*** Input data ***

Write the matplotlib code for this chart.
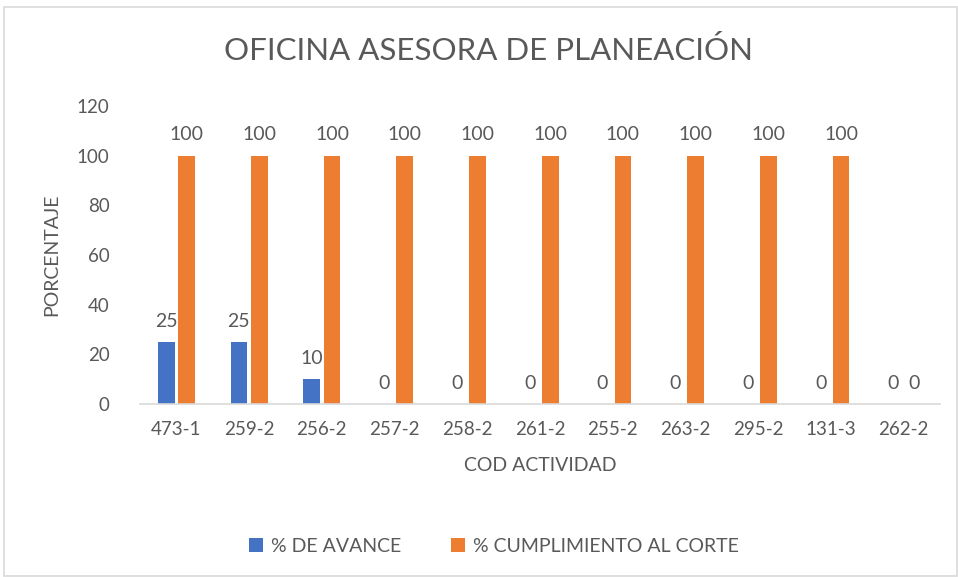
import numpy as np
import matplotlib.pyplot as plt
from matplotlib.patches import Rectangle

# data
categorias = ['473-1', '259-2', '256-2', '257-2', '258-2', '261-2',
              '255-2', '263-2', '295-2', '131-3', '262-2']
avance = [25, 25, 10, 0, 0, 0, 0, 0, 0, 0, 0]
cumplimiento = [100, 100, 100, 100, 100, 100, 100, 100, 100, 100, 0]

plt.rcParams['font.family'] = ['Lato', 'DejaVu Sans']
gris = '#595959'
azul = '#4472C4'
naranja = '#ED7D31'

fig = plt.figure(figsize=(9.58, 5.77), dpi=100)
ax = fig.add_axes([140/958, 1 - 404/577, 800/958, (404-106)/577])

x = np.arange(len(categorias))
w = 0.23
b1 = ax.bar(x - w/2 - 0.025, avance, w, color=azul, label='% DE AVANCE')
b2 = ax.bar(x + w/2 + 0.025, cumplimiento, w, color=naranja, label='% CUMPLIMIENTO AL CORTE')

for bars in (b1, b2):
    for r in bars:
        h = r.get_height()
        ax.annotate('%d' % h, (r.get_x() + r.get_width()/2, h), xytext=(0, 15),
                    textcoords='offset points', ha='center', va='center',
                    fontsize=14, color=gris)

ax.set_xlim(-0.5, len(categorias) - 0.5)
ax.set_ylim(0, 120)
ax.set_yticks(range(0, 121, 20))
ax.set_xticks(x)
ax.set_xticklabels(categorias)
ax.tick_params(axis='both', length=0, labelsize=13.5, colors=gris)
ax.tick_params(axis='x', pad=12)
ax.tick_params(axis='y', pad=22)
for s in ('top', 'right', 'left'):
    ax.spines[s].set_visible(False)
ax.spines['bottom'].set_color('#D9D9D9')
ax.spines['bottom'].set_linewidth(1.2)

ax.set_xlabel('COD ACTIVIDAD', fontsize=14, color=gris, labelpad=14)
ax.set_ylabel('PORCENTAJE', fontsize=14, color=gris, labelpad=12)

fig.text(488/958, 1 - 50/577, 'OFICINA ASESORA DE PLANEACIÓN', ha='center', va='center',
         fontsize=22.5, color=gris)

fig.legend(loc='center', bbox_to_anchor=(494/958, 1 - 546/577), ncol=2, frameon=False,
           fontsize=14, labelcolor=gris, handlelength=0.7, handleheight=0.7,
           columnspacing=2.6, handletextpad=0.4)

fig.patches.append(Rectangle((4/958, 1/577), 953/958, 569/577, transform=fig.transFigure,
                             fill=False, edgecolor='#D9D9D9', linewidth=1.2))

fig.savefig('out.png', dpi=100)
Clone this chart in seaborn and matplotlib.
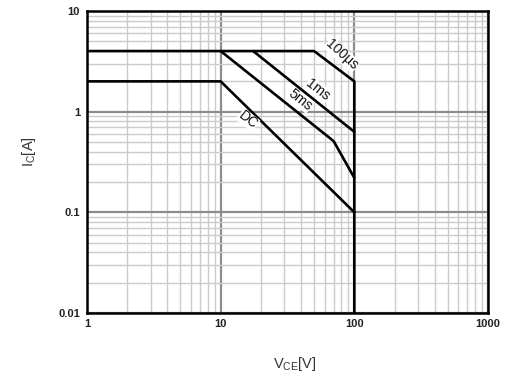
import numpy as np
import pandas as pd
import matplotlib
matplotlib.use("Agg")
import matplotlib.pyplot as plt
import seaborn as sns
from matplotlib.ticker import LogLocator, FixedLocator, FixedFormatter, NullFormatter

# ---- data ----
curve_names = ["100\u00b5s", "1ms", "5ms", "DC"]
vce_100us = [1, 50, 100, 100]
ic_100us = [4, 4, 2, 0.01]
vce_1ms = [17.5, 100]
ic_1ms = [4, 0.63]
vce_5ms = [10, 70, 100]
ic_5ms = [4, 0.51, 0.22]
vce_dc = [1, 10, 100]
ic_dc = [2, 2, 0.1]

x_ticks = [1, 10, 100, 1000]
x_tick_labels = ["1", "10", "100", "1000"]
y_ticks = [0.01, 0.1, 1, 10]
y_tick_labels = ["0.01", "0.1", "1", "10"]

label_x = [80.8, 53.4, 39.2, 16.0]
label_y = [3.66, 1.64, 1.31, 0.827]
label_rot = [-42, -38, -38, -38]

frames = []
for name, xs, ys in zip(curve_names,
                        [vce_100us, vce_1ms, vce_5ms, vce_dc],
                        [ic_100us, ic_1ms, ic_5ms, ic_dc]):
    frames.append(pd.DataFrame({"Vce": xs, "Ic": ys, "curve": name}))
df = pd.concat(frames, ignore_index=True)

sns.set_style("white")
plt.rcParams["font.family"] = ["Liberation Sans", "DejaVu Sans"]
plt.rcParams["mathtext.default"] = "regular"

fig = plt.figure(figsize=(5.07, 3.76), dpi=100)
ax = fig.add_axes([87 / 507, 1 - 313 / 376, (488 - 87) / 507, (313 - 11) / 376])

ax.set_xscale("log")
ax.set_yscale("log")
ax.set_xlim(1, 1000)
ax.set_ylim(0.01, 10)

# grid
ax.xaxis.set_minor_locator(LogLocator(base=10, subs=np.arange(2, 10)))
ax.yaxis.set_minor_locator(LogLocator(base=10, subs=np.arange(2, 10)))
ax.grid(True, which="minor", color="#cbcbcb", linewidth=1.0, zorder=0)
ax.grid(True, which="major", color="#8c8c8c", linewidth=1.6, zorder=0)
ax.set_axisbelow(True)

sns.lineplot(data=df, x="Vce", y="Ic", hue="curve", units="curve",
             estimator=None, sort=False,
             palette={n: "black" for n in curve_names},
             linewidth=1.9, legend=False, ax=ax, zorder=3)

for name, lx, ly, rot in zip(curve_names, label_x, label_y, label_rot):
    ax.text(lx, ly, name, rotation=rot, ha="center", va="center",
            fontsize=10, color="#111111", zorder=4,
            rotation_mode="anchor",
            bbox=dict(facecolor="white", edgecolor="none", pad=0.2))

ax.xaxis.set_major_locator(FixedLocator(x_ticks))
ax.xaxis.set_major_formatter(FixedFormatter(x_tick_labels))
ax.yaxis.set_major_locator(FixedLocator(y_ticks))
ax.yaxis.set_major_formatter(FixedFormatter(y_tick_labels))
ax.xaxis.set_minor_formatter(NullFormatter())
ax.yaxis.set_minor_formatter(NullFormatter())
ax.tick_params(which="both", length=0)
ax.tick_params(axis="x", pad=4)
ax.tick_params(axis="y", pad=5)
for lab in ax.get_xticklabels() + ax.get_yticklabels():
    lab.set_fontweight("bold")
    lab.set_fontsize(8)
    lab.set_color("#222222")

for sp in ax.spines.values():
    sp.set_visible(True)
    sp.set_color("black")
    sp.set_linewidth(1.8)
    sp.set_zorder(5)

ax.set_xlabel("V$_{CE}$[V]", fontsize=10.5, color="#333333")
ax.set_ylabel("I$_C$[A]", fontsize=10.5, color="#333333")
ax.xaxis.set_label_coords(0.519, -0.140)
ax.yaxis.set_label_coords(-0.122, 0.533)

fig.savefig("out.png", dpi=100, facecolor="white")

***

→ What the task asks: Using the records above, output their complete text exactly, minus any images.

→ Solution:
Write the matplotlib code for this chart.
import numpy as np
import matplotlib.pyplot as plt
from matplotlib.patches import Rectangle

# data
categorias = ['473-1', '259-2', '256-2', '257-2', '258-2', '261-2',
              '255-2', '263-2', '295-2', '131-3', '262-2']
avance = [25, 25, 10, 0, 0, 0, 0, 0, 0, 0, 0]
cumplimiento = [100, 100, 100, 100, 100, 100, 100, 100, 100, 100, 0]

plt.rcParams['font.family'] = ['Lato', 'DejaVu Sans']
gris = '#595959'
azul = '#4472C4'
naranja = '#ED7D31'

fig = plt.figure(figsize=(9.58, 5.77), dpi=100)
ax = fig.add_axes([140/958, 1 - 404/577, 800/958, (404-106)/577])

x = np.arange(len(categorias))
w = 0.23
b1 = ax.bar(x - w/2 - 0.025, avance, w, color=azul, label='% DE AVANCE')
b2 = ax.bar(x + w/2 + 0.025, cumplimiento, w, color=naranja, label='% CUMPLIMIENTO AL CORTE')

for bars in (b1, b2):
    for r in bars:
        h = r.get_height()
        ax.annotate('%d' % h, (r.get_x() + r.get_width()/2, h), xytext=(0, 15),
                    textcoords='offset points', ha='center', va='center',
                    fontsize=14, color=gris)

ax.set_xlim(-0.5, len(categorias) - 0.5)
ax.set_ylim(0, 120)
ax.set_yticks(range(0, 121, 20))
ax.set_xticks(x)
ax.set_xticklabels(categorias)
ax.tick_params(axis='both', length=0, labelsize=13.5, colors=gris)
ax.tick_params(axis='x', pad=12)
ax.tick_params(axis='y', pad=22)
for s in ('top', 'right', 'left'):
    ax.spines[s].set_visible(False)
ax.spines['bottom'].set_color('#D9D9D9')
ax.spines['bottom'].set_linewidth(1.2)

ax.set_xlabel('COD ACTIVIDAD', fontsize=14, color=gris, labelpad=14)
ax.set_ylabel('PORCENTAJE', fontsize=14, color=gris, labelpad=12)

fig.text(488/958, 1 - 50/577, 'OFICINA ASESORA DE PLANEACIÓN', ha='center', va='center',
         fontsize=22.5, color=gris)

fig.legend(loc='center', bbox_to_anchor=(494/958, 1 - 546/577), ncol=2, frameon=False,
           fontsize=14, labelcolor=gris, handlelength=0.7, handleheight=0.7,
           columnspacing=2.6, handletextpad=0.4)

fig.patches.append(Rectangle((4/958, 1/577), 953/958, 569/577, transform=fig.transFigure,
                             fill=False, edgecolor='#D9D9D9', linewidth=1.2))

fig.savefig('out.png', dpi=100)
Clone this chart in seaborn and matplotlib.
import numpy as np
import pandas as pd
import matplotlib
matplotlib.use("Agg")
import matplotlib.pyplot as plt
import seaborn as sns
from matplotlib.ticker import LogLocator, FixedLocator, FixedFormatter, NullFormatter

# ---- data ----
curve_names = ["100\u00b5s", "1ms", "5ms", "DC"]
vce_100us = [1, 50, 100, 100]
ic_100us = [4, 4, 2, 0.01]
vce_1ms = [17.5, 100]
ic_1ms = [4, 0.63]
vce_5ms = [10, 70, 100]
ic_5ms = [4, 0.51, 0.22]
vce_dc = [1, 10, 100]
ic_dc = [2, 2, 0.1]

x_ticks = [1, 10, 100, 1000]
x_tick_labels = ["1", "10", "100", "1000"]
y_ticks = [0.01, 0.1, 1, 10]
y_tick_labels = ["0.01", "0.1", "1", "10"]

label_x = [80.8, 53.4, 39.2, 16.0]
label_y = [3.66, 1.64, 1.31, 0.827]
label_rot = [-42, -38, -38, -38]

frames = []
for name, xs, ys in zip(curve_names,
                        [vce_100us, vce_1ms, vce_5ms, vce_dc],
                        [ic_100us, ic_1ms, ic_5ms, ic_dc]):
    frames.append(pd.DataFrame({"Vce": xs, "Ic": ys, "curve": name}))
df = pd.concat(frames, ignore_index=True)

sns.set_style("white")
plt.rcParams["font.family"] = ["Liberation Sans", "DejaVu Sans"]
plt.rcParams["mathtext.default"] = "regular"

fig = plt.figure(figsize=(5.07, 3.76), dpi=100)
ax = fig.add_axes([87 / 507, 1 - 313 / 376, (488 - 87) / 507, (313 - 11) / 376])

ax.set_xscale("log")
ax.set_yscale("log")
ax.set_xlim(1, 1000)
ax.set_ylim(0.01, 10)

# grid
ax.xaxis.set_minor_locator(LogLocator(base=10, subs=np.arange(2, 10)))
ax.yaxis.set_minor_locator(LogLocator(base=10, subs=np.arange(2, 10)))
ax.grid(True, which="minor", color="#cbcbcb", linewidth=1.0, zorder=0)
ax.grid(True, which="major", color="#8c8c8c", linewidth=1.6, zorder=0)
ax.set_axisbelow(True)

sns.lineplot(data=df, x="Vce", y="Ic", hue="curve", units="curve",
             estimator=None, sort=False,
             palette={n: "black" for n in curve_names},
             linewidth=1.9, legend=False, ax=ax, zorder=3)

for name, lx, ly, rot in zip(curve_names, label_x, label_y, label_rot):
    ax.text(lx, ly, name, rotation=rot, ha="center", va="center",
            fontsize=10, color="#111111", zorder=4,
            rotation_mode="anchor",
            bbox=dict(facecolor="white", edgecolor="none", pad=0.2))

ax.xaxis.set_major_locator(FixedLocator(x_ticks))
ax.xaxis.set_major_formatter(FixedFormatter(x_tick_labels))
ax.yaxis.set_major_locator(FixedLocator(y_ticks))
ax.yaxis.set_major_formatter(FixedFormatter(y_tick_labels))
ax.xaxis.set_minor_formatter(NullFormatter())
ax.yaxis.set_minor_formatter(NullFormatter())
ax.tick_params(which="both", length=0)
ax.tick_params(axis="x", pad=4)
ax.tick_params(axis="y", pad=5)
for lab in ax.get_xticklabels() + ax.get_yticklabels():
    lab.set_fontweight("bold")
    lab.set_fontsize(8)
    lab.set_color("#222222")

for sp in ax.spines.values():
    sp.set_visible(True)
    sp.set_color("black")
    sp.set_linewidth(1.8)
    sp.set_zorder(5)

ax.set_xlabel("V$_{CE}$[V]", fontsize=10.5, color="#333333")
ax.set_ylabel("I$_C$[A]", fontsize=10.5, color="#333333")
ax.xaxis.set_label_coords(0.519, -0.140)
ax.yaxis.set_label_coords(-0.122, 0.533)

fig.savefig("out.png", dpi=100, facecolor="white")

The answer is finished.